We had cold rain lingering on and off at the end of October, and it was one of the first mornings that showed a promise of sunshine and blue sky when I looked outside through the window and saw rays of the sun diffused in the thick mist.

It was past six thirty in the morning, and I had stayed up for most of the night and was about to go to sleep. But I decided to go out for a bit of walk with my camera, with an extra layer on.

Outside, the sun was going up and the sky was turning clear blue - except the vast majority was clouded with thin layers of mist.

Probably I was in the middle of the clouds hovering around the mountains, I thought, as I looked down to see everything covered with frost.

Together, the mist and frost graced the whole scenery with the silver grey veil.

I was mesmerized as I walked up the hills towards the family apple orchards, and all the while I couldn't stop snapping away, hoping to catch some of these mystical moments before the magic evaporates away along with the mist and frost.

Below are a few of the photos from that magical half an hour - hope you'll enjoy!

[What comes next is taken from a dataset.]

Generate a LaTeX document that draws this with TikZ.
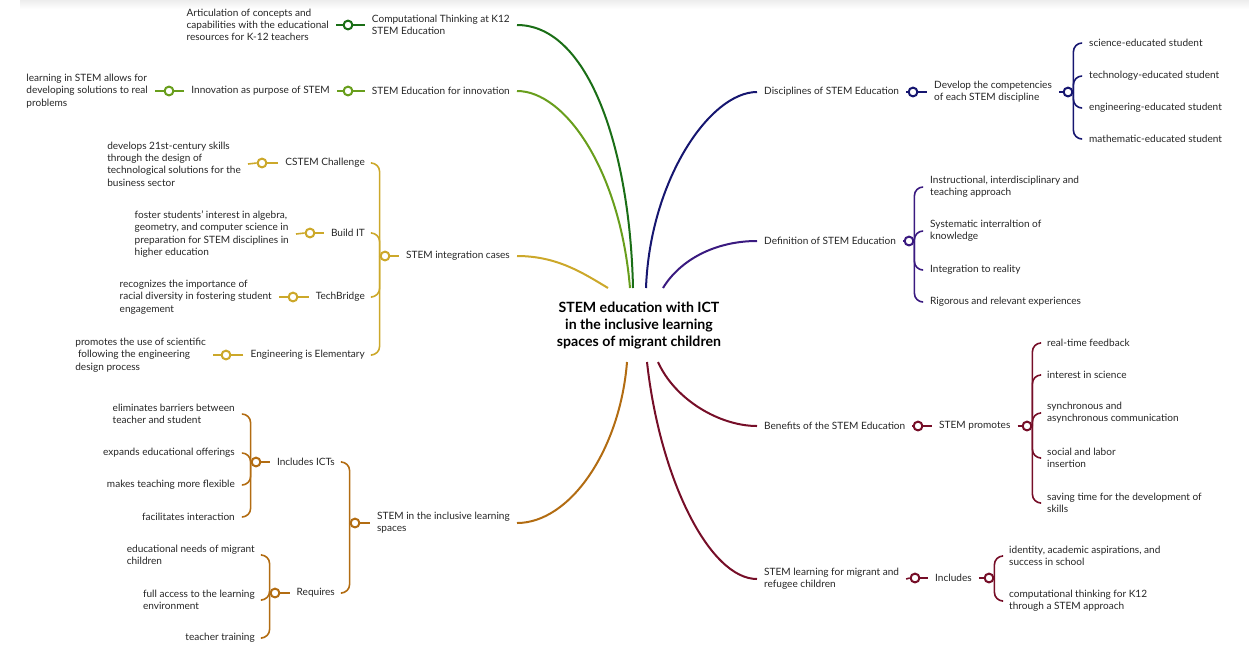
\documentclass[tikz,border=0pt]{standalone}
\usepackage{fontspec}
\setmainfont{Lato}
\usepackage{tikz}
\usetikzlibrary{positioning}
\definecolor{ctgreen}{RGB}{26,110,22}
\definecolor{ingreen}{RGB}{104,158,28}
\definecolor{gold}{RGB}{204,168,42}
\definecolor{navy}{RGB}{22,22,112}
\definecolor{indigo}{RGB}{58,26,128}
\definecolor{amber}{RGB}{178,108,18}
\definecolor{maroon}{RGB}{118,14,40}
\definecolor{inkgray}{RGB}{38,38,38}

\begin{document}
\begin{tikzpicture}[x=0.75pt,y=-0.75pt,
  topic/.style={font=\fontsize{7.55}{9.2}\selectfont, align=left, inner xsep=5.2pt, inner ysep=1pt, text=inkgray},
  knob/.style={circle, draw=#1, line width=1.5pt, fill=white, minimum size=6.6pt, inner sep=0pt},
  branch/.style={line width=1.5pt},
  twig/.style={line width=1.2pt},
  brace/.style={line width=1.2pt, rounded corners=6.5pt}]
\useasboundingbox (0,0) rectangle (1249,644);
\fill[top color=black!7, bottom color=white] (20,0) rectangle (1249,9);

\node[font=\bfseries\fontsize{10.6}{12.75}\selectfont, align=center, text=black] (root) at (639,326) {STEM education with ICT\\in the inclusive learning\\spaces of migrant children};
\coordinate (rt1) at (608,288);
\coordinate (rt2) at (633,288);
\coordinate (rt3) at (630,288);
\coordinate (rt4) at (646,288);
\coordinate (rt5) at (663,288);
\coordinate (rb1) at (627,362);
\coordinate (rb2) at (658,362);
\coordinate (rb3) at (647,362);

% left side
\node[topic, anchor=east] (ct) at (517,25) {Computational Thinking at K12\\STEM Education};
\node[knob=ctgreen] (ctk) at (348,25) {};
\node[topic, anchor=east] (art) at (336,25) {Articulation of concepts and\\capabilities with the educational\\resources for K-12 teachers};

\node[topic, anchor=east] (sei) at (517,91) {STEM Education for innovation};
\node[knob=ingreen] (seik) at (348,91) {};
\node[topic, anchor=east] (inn) at (337,91) {Innovation as purpose of STEM};
\node[knob=ingreen] (innk) at (169,91) {};
\node[topic, anchor=east] (lrn) at (155,91) {learning in STEM allows for\\developing solutions to real\\problems};

\node[topic, anchor=east] (sic) at (517,256) {STEM integration cases};
\node[knob=gold] (sick) at (385,256) {};
\node[topic, anchor=east] (cstem) at (372,163) {CSTEM Challenge};
\node[topic, anchor=east] (bit) at (372,233) {Build IT};
\node[topic, anchor=east] (tb) at (372,297) {TechBridge};
\node[topic, anchor=east] (eie) at (372,355) {Engineering is Elementary};
\node[knob=gold] (cstemk) at (262,163) {};
\node[topic, anchor=east] (dev) at (248,164) {develops 21st-century skills\\through the design of\\technological solutions for the\\business sector};
\node[knob=gold] (bitk) at (310,233) {};
\node[topic, anchor=east] (fos) at (296,234) {foster students' interest in algebra,\\geometry, and computer science in\\preparation for STEM disciplines in\\higher education};
\node[knob=gold] (tbk) at (293,297) {};
\node[topic, anchor=east] (rec) at (279,297) {recognizes the importance of\\racial diversity in fostering student\\engagement};
\node[knob=gold] (eiek) at (226,355) {};
\node[topic, anchor=east] (pro) at (213,355) {promotes the use of scientific\\\hspace{2pt}following the engineering\\design process};

\node[topic, anchor=east] (sils) at (517,523) {STEM in the inclusive learning\\spaces};
\node[knob=amber] (silk) at (355,523) {};
\node[topic, anchor=east] (ict) at (342,462) {Includes ICTs};
\node[topic, anchor=east] (req) at (342,593) {Requires};
\node[knob=amber] (ictk) at (256,462) {};
\node[topic, anchor=east] (elim) at (242,414) {eliminates barriers between\\teacher and student};
\node[topic, anchor=east] (exp) at (242,453) {expands educational offerings};
\node[topic, anchor=east] (mak) at (242,485) {makes teaching more flexible};
\node[topic, anchor=east] (fac) at (242,517) {facilitates interaction};
\node[knob=amber] (reqk) at (275,593) {};
\node[topic, anchor=east] (edu) at (262,555) {educational needs of migrant\\children};
\node[topic, anchor=east] (acc) at (262,600) {full access to the learning\\environment};
\node[topic, anchor=east] (tt) at (262,638) {teacher training};

% right side
\node[topic, anchor=west] (dis) at (757,92) {Disciplines of STEM Education};
\node[knob=navy] (disk) at (913,92) {};
\node[topic, anchor=west] (comp) at (927,92) {Develop the competencies\\of each STEM discipline};
\node[knob=navy] (compk) at (1068,92) {};
\node[topic, anchor=west] (sci) at (1082,43) {science-educated student};
\node[topic, anchor=west] (tec) at (1082,76) {technology-educated student};
\node[topic, anchor=west] (eng) at (1082,108) {engineering-educated student};
\node[topic, anchor=west] (mat) at (1082,139) {mathematic-educated student};

\node[topic, anchor=west] (def) at (757,241) {Definition of STEM Education};
\node[knob=indigo] (defk) at (909,241) {};
\node[topic, anchor=west] (ins) at (923,187) {Instructional, interdisciplinary and\\teaching approach};
\node[topic, anchor=west] (sys) at (923,231) {Systematic interraltion of\\knowledge};
\node[topic, anchor=west] (itr) at (923,270) {Integration to reality};
\node[topic, anchor=west] (rig) at (923,302) {Rigorous and relevant experiences};

\node[topic, anchor=west] (ben) at (757,426) {Benefits of the STEM Education};
\node[knob=maroon] (benk) at (918,426) {};
\node[topic, anchor=west] (prom) at (932,426) {STEM promotes};
\node[knob=maroon] (promk) at (1027,426) {};
\node[topic, anchor=west] (rtf) at (1040,343) {real-time feedback};
\node[topic, anchor=west] (isc) at (1040,375) {interest in science};
\node[topic, anchor=west] (syn) at (1040,413) {synchronous and\\asynchronous communication};
\node[topic, anchor=west] (soc) at (1040,458) {social and labor\\insertion};
\node[topic, anchor=west] (sav) at (1040,503) {saving time for the development of\\skills};

\node[topic, anchor=west] (mig) at (757,579) {STEM learning for migrant and\\refugee children};
\node[knob=maroon] (migk) at (915,578) {};
\node[topic, anchor=west] (incl) at (928,578) {Includes};
\node[knob=maroon] (inclk) at (989,578) {};
\node[topic, anchor=west] (ide) at (1002,556) {identity, academic aspirations, and\\success in school};
\node[topic, anchor=west] (ck12) at (1002,601) {computational thinking for K12\\through a STEM approach};

% main branches
\draw[branch, ctgreen] (ct.east) .. controls +(72,0) and +(-3,-138) .. (rt2);
\draw[branch, ingreen] (sei.east) .. controls +(48,0) and +(-10,-118) .. (rt3);
\draw[branch, gold] (sic.east) .. controls +(40,0) and +(-25,-15) .. (rt1);
\draw[branch, navy] (dis.west) .. controls +(-47,0) and +(4,-108) .. (rt4);
\draw[branch, indigo] (def.west) .. controls +(-42,0) and +(17,-28) .. (rt5);
\draw[branch, amber] (sils.east) .. controls +(53,0) and +(-7,88) .. (rb1);
\draw[branch, maroon] (ben.west) .. controls +(-37,0) and +(17,38) .. (rb2);
\draw[branch, maroon] (mig.west) .. controls +(-47,0) and +(13,118) .. (rb3);

% stubs
\draw[twig, ctgreen] (ct.west) -- (ctk.east);
\draw[twig, ctgreen] (ctk.west) -- (art.east);
\draw[twig, ingreen] (sei.west) -- (seik.east);
\draw[twig, ingreen] (seik.west) -- (inn.east);
\draw[twig, ingreen] (inn.west) -- (innk.east);
\draw[twig, ingreen] (innk.west) -- (lrn.east);
\draw[twig, gold] (sic.west) -- (sick.east);
\draw[twig, gold] (cstem.west) -- (cstemk.east);
\draw[twig, gold] (cstemk.west) -- (dev.east);
\draw[twig, gold] (bit.west) -- (bitk.east);
\draw[twig, gold] (bitk.west) -- (fos.east);
\draw[twig, gold] (tb.west) -- (tbk.east);
\draw[twig, gold] (tbk.west) -- (rec.east);
\draw[twig, gold] (eie.west) -- (eiek.east);
\draw[twig, gold] (eiek.west) -- (pro.east);
\draw[twig, amber] (sils.west) -- (silk.east);
\draw[twig, amber] (ict.west) -- (ictk.east);
\draw[twig, amber] (req.west) -- (reqk.east);
\draw[twig, navy] (dis.east) -- (disk.west);
\draw[twig, navy] (disk.east) -- (comp.west);
\draw[twig, navy] (comp.east) -- (compk.west);
\draw[twig, indigo] (def.east) -- (defk.west);
\draw[twig, maroon] (ben.east) -- (benk.west);
\draw[twig, maroon] (benk.east) -- (prom.west);
\draw[twig, maroon] (prom.east) -- (promk.west);
\draw[twig, maroon] (mig.east) -- (migk.west);
\draw[twig, maroon] (migk.east) -- (incl.west);
\draw[twig, maroon] (incl.east) -- (inclk.west);

% braces
\foreach \kid in {cstem,bit,tb,eie}
  \draw[brace, gold] (sick.west) |- (\kid.east);
\foreach \kid in {ict,req}
  \draw[brace, amber] (silk.west) |- (\kid.east);
\foreach \kid in {elim,exp,mak,fac}
  \draw[brace, amber] (ictk.west) |- (\kid.east);
\foreach \kid in {edu,acc,tt}
  \draw[brace, amber] (reqk.west) |- (\kid.east);
\foreach \kid in {sci,tec,eng,mat}
  \draw[brace, navy] (compk.east) |- (\kid.west);
\foreach \kid in {ins,sys,itr,rig}
  \draw[brace, indigo] (defk.east) |- (\kid.west);
\foreach \kid in {rtf,isc,syn,soc,sav}
  \draw[brace, maroon] (promk.east) |- (\kid.west);
\foreach \kid in {ide,ck12}
  \draw[brace, maroon] (inclk.east) |- (\kid.west);
\end{tikzpicture}
\end{document}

P.S. - See the apples covered with frost? These are fuji apples and they are to be harvested soon, and now at the final stage of packing on sweetness. So while dropping temperatures mean harsher work conditions for the farmers, apple growers are earnestly praying for more cold nights; I really do hope the fruits of their labors will reward them right.

(Oh, and fujis are already tasting pretty good as we have tried a few; can't wait to have the fully ripe sweetness very soon!)